With the lives we lead, juggling various responsibilities, are any of us ever just preparing for one thing?
If you saw my office right now, you would think that I am preparing for a big move. And you would be right. We are moving ahead with a plan to condense two-and-a-half floors of offices onto one floor by September. We will all be working in an open-space environment then, and there will be no place for the many pictures, books, and mementoes that currently cram my office. I think it is a good plan, because it will save the church a lot of money, money that can be used to touch people’s lives, and it is also going to speed up the pace of our transition to using more electronic communications and less paper. It’s a good plan, but it won’t be without challenges as we adjust to the big changes.
Step one of the big change, moving all the staff from the second floor to temporary spaces upstairs so that the renovations can be done, will take place this winter, while I am off on sabbatical. Yes, that is another thing that I am preparing for right now, a very welcome thing. I’m preparing by trying to get a few things in my inbox dealt with, and by getting ready for the research I want to do this winter. I’m going to spend three months catching up on reading, and reflecting on some of my own small group and house church experiences, and learning from others who are engaged in creative or alternative forms of ministry. So if you know of a ministry that you think I should learn about, I’d love to hear from you.

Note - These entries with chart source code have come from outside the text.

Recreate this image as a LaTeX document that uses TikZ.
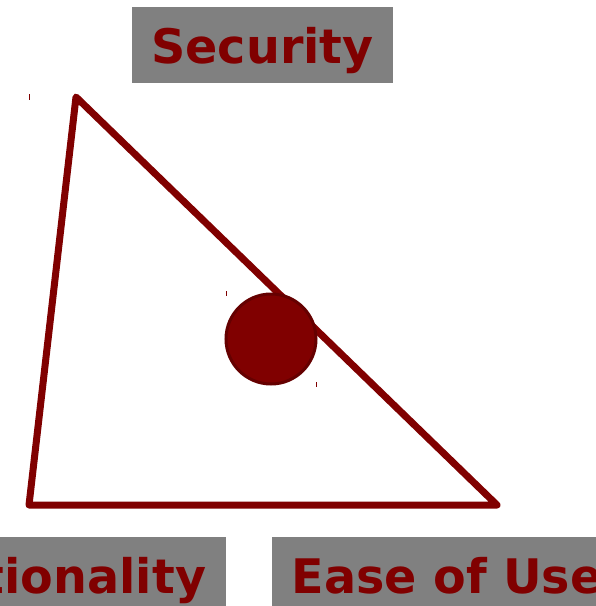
\documentclass[tikz,border=0pt]{standalone}
\usepackage{fontspec}
\setmainfont{DejaVu Sans}
\usetikzlibrary{positioning}
\definecolor{darkred}{HTML}{800000}
\definecolor{darkerred}{HTML}{650000}
\definecolor{boxgray}{HTML}{808080}

\begin{document}
\begin{tikzpicture}[x=1pt,y=-1pt]
				\tikzstyle{corner}=[fill=boxgray,draw=none,text=darkred,font=\fontsize{47.6}{56}\selectfont\bfseries,inner xsep=19.5pt,inner ysep=0pt,text height=56pt,text depth=20pt,outer sep=0pt]
				\tikzstyle{edge}=[darkred,line width=7pt,line join=round,line cap=round]
				\tikzstyle{tick}=[darkred,line width=0.8pt]
				
				\useasboundingbox (0,0) rectangle (596,606);								% Rahmen
				
				\node (sec) [corner] at (262.5,45) {Security};								% oben
				\node (fun) [corner,anchor=east] at (225.5,575) {Functionality};			% links unten
				\node (ease) [corner,anchor=west] at (272,575) {Ease of Use};				% rechts unten
				
				\coordinate (top) at (76,97);
				\coordinate (left) at (29,505);
				\coordinate (right) at (497,505);
				\draw [edge] (top) -- (left) -- (right) -- cycle;							% Dreieck
				
				\node (dot) [circle,fill=darkred,draw=darkerred,line width=3pt,minimum size=90pt,inner sep=0pt] at (271,339) {};	% Punkt
				
				\draw [tick] (29,94) -- (29,100);
				\draw [tick] (226,291) -- (226,296);
				\draw [tick] (316,382) -- (316,387);
\end{tikzpicture}
\end{document}
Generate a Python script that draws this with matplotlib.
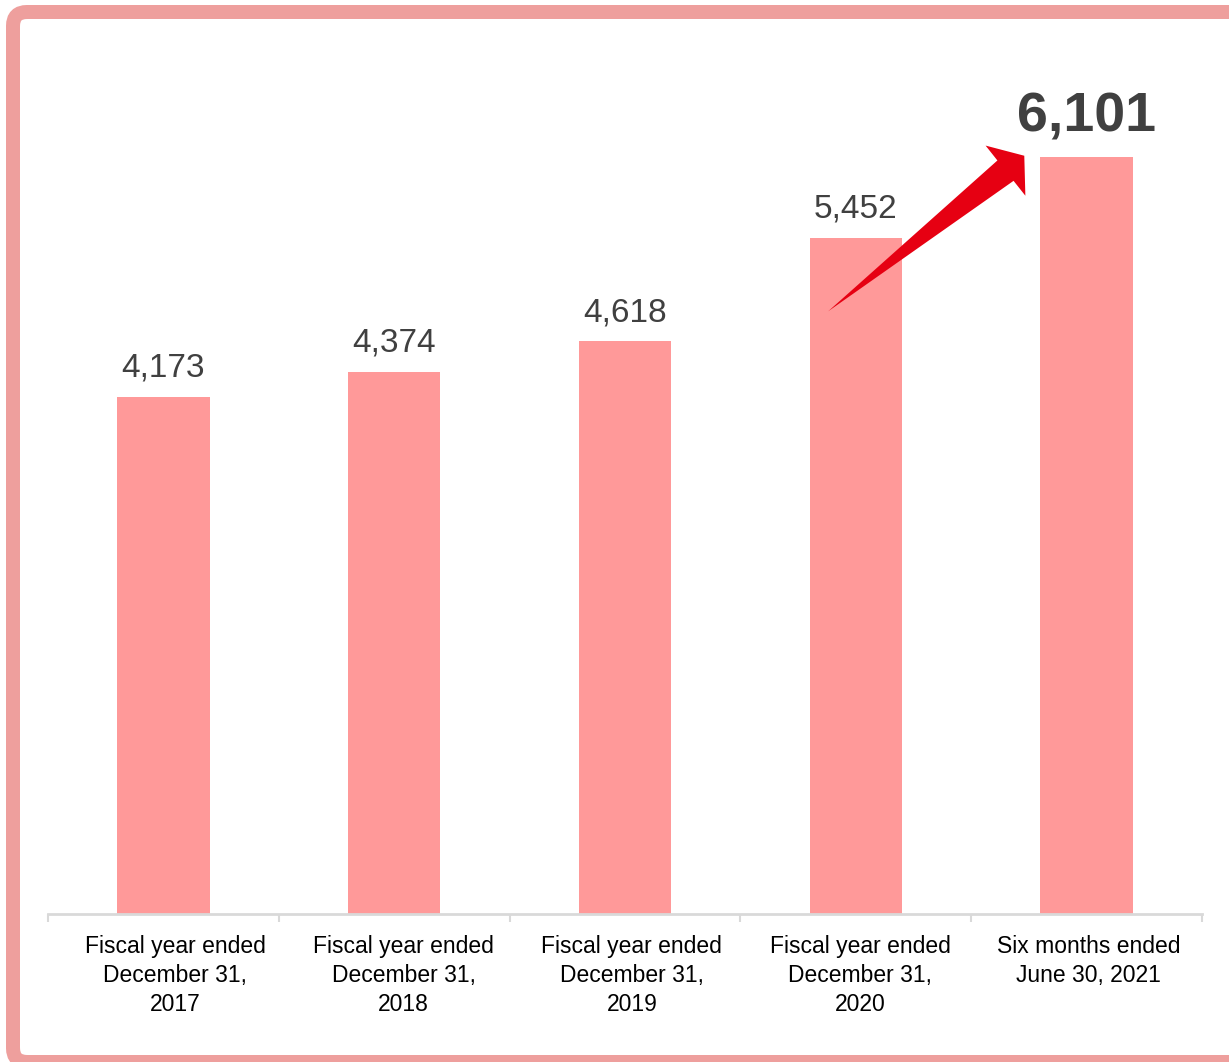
import numpy as np
import matplotlib.pyplot as plt
from matplotlib.patches import FancyBboxPatch, Polygon
from matplotlib.transforms import IdentityTransform

plt.rcParams['font.family'] = ['Liberation Sans', 'DejaVu Sans']

# dane
categories = ['Fiscal year ended\nDecember 31,\n2017',
              'Fiscal year ended\nDecember 31,\n2018',
              'Fiscal year ended\nDecember 31,\n2019',
              'Fiscal year ended\nDecember 31,\n2020',
              'Six months ended\nJune 30, 2021']
values = [4173, 4374, 4618, 5452, 6101]
value_labels = ['4,173', '4,374', '4,618', '5,452', '6,101']

# strzalka od slupka 2020 do 2021 (wspolrzedne danych)
arrow_tail = (2.88, 4860)
arrow_tip = (3.73, 6115)

bar_color = '#FF9999'
frame_color = '#EE9F9D'
text_color = '#404040'
arrow_color = '#E60012'
axis_color = '#D9D9D9'

W, H = 1229, 1062
fig = plt.figure(figsize=(W / 100, H / 100), dpi=100)
fig.patch.set_facecolor('white')

# ramka dookola
frame = FancyBboxPatch((13, 0), 1400, H - 12,
                       boxstyle='round,pad=0,rounding_size=14',
                       transform=IdentityTransform(), fill=False,
                       edgecolor=frame_color, linewidth=14 * 72 / 100)
fig.patches.append(frame)

ax = fig.add_axes([48 / W, (H - 914) / H, 1154 / W, 868 / H])
x = np.arange(len(values))
ax.bar(x, values, width=0.4, color=bar_color)
ax.set_xlim(-0.5, len(values) - 0.5)
ax.set_ylim(0, 7000)

for i, (v, lab) in enumerate(zip(values, value_labels)):
    if i == len(values) - 1:
        ax.annotate(lab, (i, v), xytext=(0, 18.5), textcoords='offset points',
                    ha='center', va='baseline', fontsize=40, fontweight='bold',
                    color=text_color)
    else:
        ax.annotate(lab, (i, v), xytext=(0, 14.4), textcoords='offset points',
                    ha='center', va='baseline', fontsize=24, color=text_color)

# podpisy osi sa lekko przesuniete wzgledem slupkow (jak w oryginale)
ax.set_xticks(x * 0.989 + 0.052)
ax.set_xticklabels(categories, fontsize=16.5, color='black', linespacing=1.35)
ax.tick_params(axis='x', which='major', length=0, pad=15)
ax.set_xticks(np.arange(-0.5, len(values), 1.0), minor=True)
ax.tick_params(axis='x', which='minor', length=6, width=1.5, color=axis_color)
ax.set_yticks([])
for s in ['top', 'right', 'left']:
    ax.spines[s].set_visible(False)
ax.spines['bottom'].set_color(axis_color)
ax.spines['bottom'].set_linewidth(2)

# strzalka jako wielokat w pikselach
fig.canvas.draw()
p0 = ax.transData.transform(arrow_tail)
pt = ax.transData.transform(arrow_tip)
u = (pt - p0) / np.hypot(*(pt - p0))
n = np.array([-u[1], u[0]])
base = pt - 24 * u
pts = [p0, base - 13 * n, base - 32 * n, pt, base + 32 * n, base + 13 * n]
fig.patches.append(Polygon(pts, closed=True, transform=IdentityTransform(),
                           facecolor=arrow_color, edgecolor='none', zorder=5))

fig.savefig('out.png', dpi=100)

There are other preparations going on, of course, a myriad of things that we have come to associate with getting ready for Christmas. Shopping, baking, Christmas cards, social events, wrapping gifts, putting up the tree, decorating the house ... the list goes on and on. In some ways these fun things prepare us for Christmas, and in other ways, they threaten to make us so busy that we could fail to take the time to truly experience Advent.
There are also other demands on our attention. The politics south of the border and elsewhere in the world is quite distracting! Headlines that scream of air strikes and desperation in Aleppo are more than distracting! There are many urgent needs in our world that feel overwhelming.
Yet this is Advent. Advent requires — or offers — a particular focus even in the midst of all that is going on in our lives and in the world.
We are preparing for the birth of a baby in Bethlehem. We are preparing for the birth of a baby in unlikely, humble, circumstances. We are preparing for a birth that offers transformation to the world.
Can we let ourselves believe in the miracle that is offered?
Can we let ourselves believe that the birth of one baby can change the world?
Can we choose to live as though our lives, and our actions, can help make the miracle continue?
Peace on Earth. Good will to all people and all creatures of the Earth.